Unique about this event structure is the field text which is an array of char elements. This array contains from 0 to SDL_TEXTINPUTEVENT_TEXT_SIZE char elements. SDL_TEXTINPUTEVENT_TEXT_SIZE has a size of 32 by default. Attention here, this doesn’t mean you can only have 32 characters in texts or something like this! It means that in the moment this event is triggered not more than 32 characters are submittable to the event. Keep in mind though, if you use a Western language with Latin characters you always only submit one chracter at a time by each key stroke.
So why there are 32 possible characters anyway then? – To understand this, it would be necessary to go deeper into the construction of non-Western languages and how words and sentences are constructed.
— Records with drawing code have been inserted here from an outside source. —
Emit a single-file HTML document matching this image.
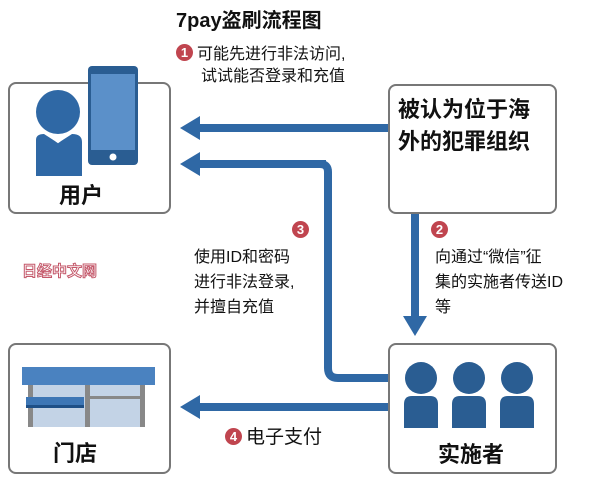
<!DOCTYPE html>
<html><head><meta charset="utf-8"><style>
body{margin:0;background:#fff;width:600px;height:489px;overflow:hidden;position:relative;font-family:"Liberation Sans","Noto Sans CJK SC",sans-serif;}
.t{position:absolute;color:#111;white-space:nowrap;}
.box{position:absolute;border:2px solid #777;border-radius:8px;background:#fff;box-sizing:border-box;}
.n{display:inline-block;width:17px;height:17px;border-radius:50%;background:#c0454f;color:#fff;font-size:13px;font-weight:bold;text-align:center;line-height:17px;vertical-align:2px;margin-right:4px;}
</style></head><body>
<div class="t" style="left:176px;top:4px;font-size:20px;font-weight:bold;">7pay盗刷流程图</div>
<div class="t" style="left:176px;top:44px;font-size:16px;line-height:22px;"><span class="n">1</span>可能先进行非法访问,<br><span style="padding-left:25px">试试能否登录和充值</span></div>

<div class="box" style="left:8px;top:82px;width:163px;height:132px;"></div>
<div class="box" style="left:388px;top:84px;width:169px;height:130px;"></div>
<div class="box" style="left:8px;top:343px;width:163px;height:131px;"></div>
<div class="box" style="left:388px;top:343px;width:169px;height:131px;"></div>

<svg style="position:absolute;left:0;top:0" width="600" height="489">
<rect x="78" y="60" width="70" height="20" fill="#fff"/>
<circle cx="58" cy="112" r="22" fill="#2f68a5"/>
<path d="M36 176 V140 Q36 134 44 134 L58 143 L72 134 Q82 134 82 142 V176Z" fill="#2f68a5"/>
<path d="M46 133 L58 142 L70 133" fill="none" stroke="#fff" stroke-width="2"/>
<rect x="88" y="66" width="50" height="99" rx="4" fill="#2a5d92"/>
<rect x="91" y="74" width="44" height="76" fill="#5b90c9"/>
<circle cx="113" cy="157" r="3.5" fill="#fff"/>
<g fill="#2f68a5">
<rect x="196" y="124" width="192" height="8"/><polygon points="180,128 200,116 200,140"/>
<rect x="196" y="160" width="130" height="8"/><polygon points="180,164 200,152 200,176"/>
<rect x="196" y="403" width="192" height="8"/><polygon points="180,407 200,395 200,419"/>
<rect x="411" y="214" width="8" height="104"/><polygon points="415,336 403,316 427,316"/>
</g>
<path d="M320 164 Q328 164 328 172 V368 Q328 378 338 378 H388" fill="none" stroke="#2f68a5" stroke-width="8"/>
<rect x="22" y="367" width="133" height="18" fill="#4a82c0"/>
<rect x="30" y="385" width="113" height="42" fill="#c3d3e6"/>
<rect x="28" y="385" width="5" height="42" fill="#888"/>
<rect x="85" y="385" width="5" height="42" fill="#888"/>
<rect x="140" y="385" width="5" height="42" fill="#888"/>
<rect x="88" y="396" width="54" height="3" fill="#888"/>
<rect x="26" y="397" width="58" height="10" fill="#3d76b5"/>
<rect x="26" y="405" width="58" height="3" fill="#1e4f86"/>
<g fill="#2a5d92">
<circle cx="421" cy="378" r="16"/><path d="M404 428 V404 Q404 396 412 396 H430 Q438 396 438 404 V428Z"/>
<circle cx="469" cy="378" r="16"/><path d="M452 428 V404 Q452 396 460 396 H478 Q486 396 486 404 V428Z"/>
<circle cx="517" cy="378" r="16"/><path d="M500 428 V404 Q500 396 508 396 H526 Q534 396 534 404 V428Z"/>
</g>
</svg>

<div class="t" style="left:59px;top:178px;font-size:22px;font-weight:bold;">用户</div>
<div class="t" style="left:398px;top:94px;font-size:22px;font-weight:bold;line-height:32px;">被认为位于海<br>外的犯罪组织</div>
<div class="t" style="left:53px;top:436px;font-size:22px;font-weight:bold;">门店</div>
<div class="t" style="left:438px;top:437px;font-size:22px;font-weight:bold;">实施者</div>

<div class="t" style="left:292px;top:221px;"><span class="n">3</span></div>
<div class="t" style="left:194px;top:245px;font-size:16px;line-height:25px;">使用ID和密码<br>进行非法登录,<br>并擅自充值</div>
<div class="t" style="left:431px;top:221px;"><span class="n">2</span></div>
<div class="t" style="left:435px;top:245px;font-size:16px;line-height:25px;">向通过“微信”征<br>集的实施者传送ID<br>等</div>
<div class="t" style="left:225px;top:422px;font-size:19px;"><span class="n">4</span>电子支付</div>
<div class="t" style="left:22px;top:260px;font-size:15px;font-weight:bold;color:#fff;-webkit-text-stroke:1px #c4586a;">日经中文网</div>
</body></html>
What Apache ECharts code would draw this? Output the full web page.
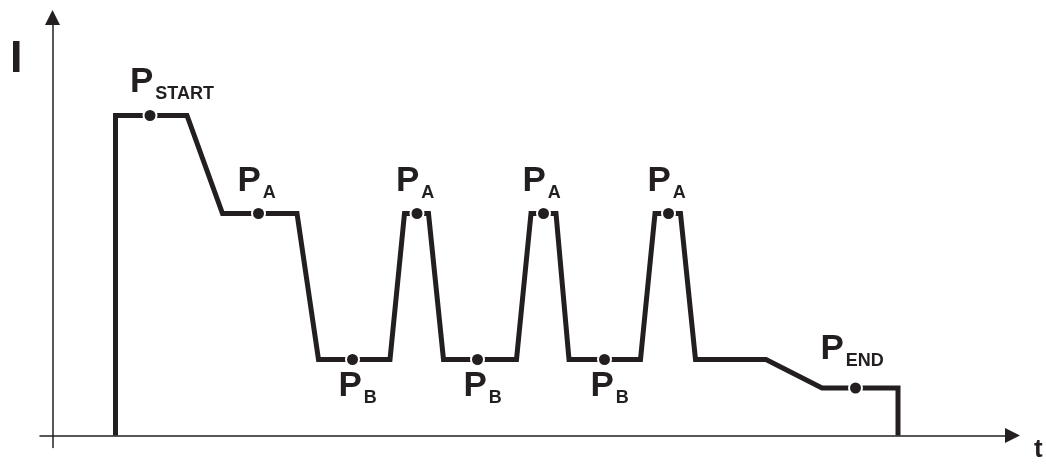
<!DOCTYPE html>
<html>
<head>
<meta charset="utf-8">
<script src="https://cdn.jsdelivr.net/npm/echarts@6/dist/echarts.min.js"></script>
<style>
  html, body { margin: 0; padding: 0; background: #ffffff; }
  #chart { width: 1046px; height: 465px; }
</style>
</head>
<body>
<div id="chart"></div>
<script>
// ---- data (time t, current I) ----
var profileT = [63, 63, 134.5, 170, 244.5, 266, 337.5, 352, 376, 391, 464, 478.5, 503.5, 516.5, 588, 602.5, 628, 643, 713.5, 769.5, 845.5, 845.5];
var profileI = [0, 320, 320, 222, 222, 76, 76, 222, 222, 76, 76, 222, 222, 76, 76, 222, 222, 76, 76, 47.5, 47.5, 0];

var pointT = [97.5, 206, 300, 364.5, 425, 491, 552, 616, 803];
var pointI = [320, 222, 76, 222, 76, 222, 76, 222, 47.5];
var pointSub = ['START', 'A', 'B', 'A', 'B', 'A', 'B', 'A', 'END'];

var axisNameI = 'I';
var axisNameT = 't';

// ---- build ----
var INK = '#231f20';
var FONT = '"Liberation Sans", Arial, sans-serif';

function labelOffset(sub) {
  if (sub === 'B') return [-14, 9];
  if (sub === 'END') return [-35, -56];
  if (sub === 'START') return [-20, -51];
  return [-21, -49.5];
}

var lineData = profileT.map(function (t, i) { return [t, profileI[i]]; });
var pointData = pointT.map(function (t, i) {
  return {
    value: [t, pointI[i]],
    label: {
      formatter: '{p|P}{s|' + pointSub[i] + '}',
      offset: labelOffset(pointSub[i])
    }
  };
});

var chart = echarts.init(document.getElementById('chart'), null, { renderer: 'canvas' });
chart.setOption({
  animation: false,
  backgroundColor: '#ffffff',
  grid: { left: 40, right: 33.5, top: 17.5, bottom: 17.5, containLabel: false },
  xAxis: {
    type: 'value', min: -12.5, max: 960,
    axisLine: { show: true, onZero: true, symbol: ['none', 'triangle'], symbolSize: [15, 15],
      lineStyle: { color: INK, width: 1.5 } },
    axisTick: { show: false }, axisLabel: { show: false }, splitLine: { show: false }
  },
  yAxis: {
    type: 'value', min: -12, max: 418,
    axisLine: { show: true, onZero: true, symbol: ['none', 'triangle'], symbolSize: [15, 15],
      lineStyle: { color: INK, width: 1.5 } },
    axisTick: { show: false }, axisLabel: { show: false }, splitLine: { show: false }
  },
  graphic: [
    { type: 'text', left: 10, top: 37, style: { text: axisNameI, fill: INK, font: 'bold 45px ' + FONT } },
    { type: 'text', left: 1034, top: 437, style: { text: axisNameT, fill: INK, font: 'bold 26px ' + FONT } }
  ],
  series: [
    {
      type: 'line', data: lineData, showSymbol: false, symbol: 'none', z: 2,
      lineStyle: { color: INK, width: 5, join: 'miter', miterLimit: 10, cap: 'butt' },
      emphasis: { disabled: true }
    },
    {
      type: 'scatter', data: pointData, z: 3,
      symbol: 'circle', symbolSize: 13,
      itemStyle: { color: INK, borderColor: '#ffffff', borderWidth: 2, opacity: 1 },
      label: {
        show: true, position: 'inside', align: 'left', verticalAlign: 'top',
        rich: {
          p: { fontFamily: FONT, fontWeight: 'bold', fontSize: 35, color: INK, lineHeight: 40, verticalAlign: 'top' },
          s: { fontFamily: FONT, fontWeight: 'bold', fontSize: 18, color: INK, lineHeight: 59, verticalAlign: 'middle', padding: [0, 0, 0, 2] }
        }
      },
      emphasis: { disabled: true }
    }
  ]
});
</script>
</body>
</html>
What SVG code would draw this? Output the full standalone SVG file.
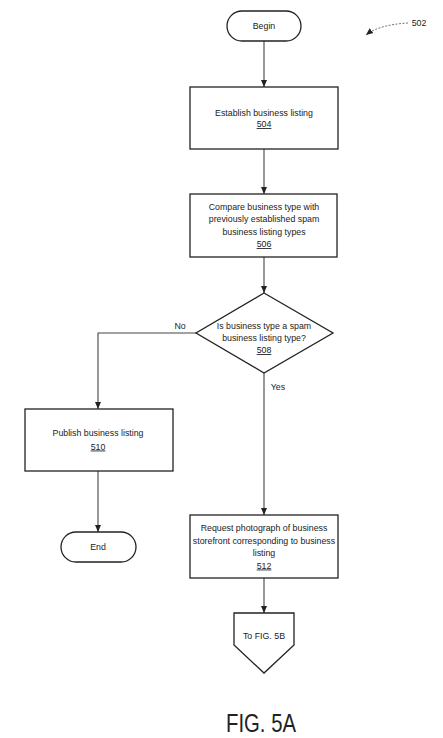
<svg xmlns="http://www.w3.org/2000/svg" width="443" height="738" viewBox="0 0 443 738">
<defs>
<marker id="arr" markerWidth="8" markerHeight="8" refX="7" refY="4" orient="auto" markerUnits="userSpaceOnUse">
<path d="M0,1 L7,4 L0,7 Z" fill="#222"/>
</marker>
<style>
.n{fill:#fff;stroke:#222;stroke-width:1.3}
.t{font-family:"Liberation Sans",Arial,sans-serif;font-size:8.8px;fill:#222;text-anchor:middle}
.u{text-decoration:underline}
.c{fill:none;stroke:#444;stroke-width:1.1}
</style>
</defs>
<rect width="443" height="738" fill="#fff"/>
<g id="connectors">
<line class="c" x1="264" y1="41" x2="264" y2="87" marker-end="url(#arr)"/>
<line class="c" x1="264" y1="149" x2="264" y2="194" marker-end="url(#arr)"/>
<line class="c" x1="264" y1="257" x2="264" y2="293" marker-end="url(#arr)"/>
<polyline class="c" points="196,333 98,333 98,409" marker-end="url(#arr)"/>
<line class="c" x1="264" y1="373" x2="264" y2="515" marker-end="url(#arr)"/>
<line class="c" x1="98" y1="471" x2="98" y2="532" marker-end="url(#arr)"/>
<line class="c" x1="264" y1="578" x2="264" y2="613" marker-end="url(#arr)"/>
<text class="t" x="180" y="329">No</text>
<text class="t" x="278" y="390">Yes</text>
<path d="M408,23 C392,24 376,27 366,35" fill="none" stroke="#666" stroke-width="0.9" stroke-dasharray="2,1.5" marker-end="url(#arr)"/>
<text class="t" x="419" y="26">502</text>
</g>
<g id="begin">
<rect class="n" x="227" y="11" width="74" height="30" rx="15"/>
<text class="t" x="264" y="29">Begin</text>
</g>
<g id="n504">
<rect class="n" x="190" y="87" width="148" height="62"/>
<text class="t" x="264" y="115.5">Establish business listing</text>
<text class="t u" x="264" y="127">504</text>
</g>
<g id="n506">
<rect class="n" x="190" y="194" width="147" height="63"/>
<text class="t" x="264" y="209.5">Compare business type with</text>
<text class="t" x="264" y="222">previously established spam</text>
<text class="t" x="264" y="234.5">business listing types</text>
<text class="t u" x="264" y="247">506</text>
</g>
<g id="n508">
<polygon class="n" points="264,293 333,333 264,373 196,333"/>
<text class="t" x="264" y="329">Is business type a spam</text>
<text class="t" x="264" y="341">business listing type?</text>
<text class="t u" x="264" y="353">508</text>
</g>
<g id="n510">
<rect class="n" x="25" y="409" width="148" height="62"/>
<text class="t" x="98" y="436">Publish business listing</text>
<text class="t u" x="98" y="449.5">510</text>
</g>
<g id="end">
<rect class="n" x="61" y="532" width="75" height="30" rx="15"/>
<text class="t" x="98" y="550">End</text>
</g>
<g id="n512">
<rect class="n" x="190" y="515" width="148" height="63"/>
<text class="t" x="264" y="531">Request photograph of business</text>
<text class="t" x="264" y="543.5">storefront corresponding to business</text>
<text class="t" x="264" y="556">listing</text>
<text class="t u" x="264" y="568.5">512</text>
</g>
<g id="offpage">
<polygon class="n" points="234,613 294,613 294,645 264,673 234,645"/>
<text class="t" x="264" y="639">To FIG. 5B</text>
</g>
<text x="261" y="731.5" font-family="Liberation Sans,Arial,sans-serif" font-size="25" fill="#222" text-anchor="middle" textLength="70" lengthAdjust="spacingAndGlyphs">FIG. 5A</text>
</svg>
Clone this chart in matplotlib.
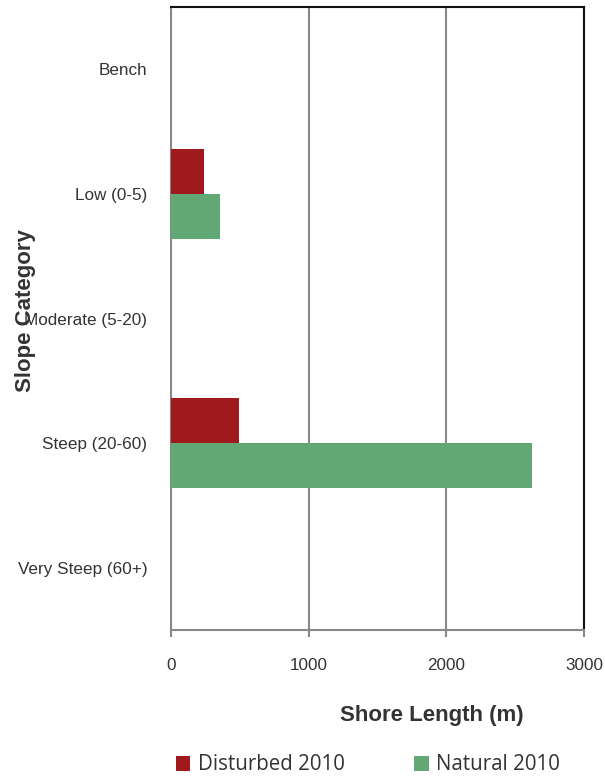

The massive amount and complexity of the way words and sentences are constructed makes it so that these are constructed beforehand before they are submitted to the text field of SDL_TextInputEvent. These constructs are not simply created by just a single key stroke which could be read out. For these constructs there are 32 chars reserved. (I would be glad to give a more detailed explanation here, please feel free to contact me to improve this paragraph.)
Let’s go back to the code. If a SDL_TEXTINPUT event has been found, its record (SDL_TextInputEvent) can be accessed by text. Its text input information is stored in the text field which we have seen recently. That is why we can use
sdlEvent^.text.text
to access the text input information. In the first line of the code we simply print out the content of the text field. The string variable “text1” is used to store the found character and add to the characters which have been found before. This string is also printed out.
Note how special characters (e.g. currency symbols, French accent symbols, the German “ß” symbol, …) and capital letters are recognized correctly. Try this with key codes or scancodes (it is a pain).
Note also that function keys ( F1, Backspace, …) are not recognized as characters. It is your responsibility for them to work the desired way :-).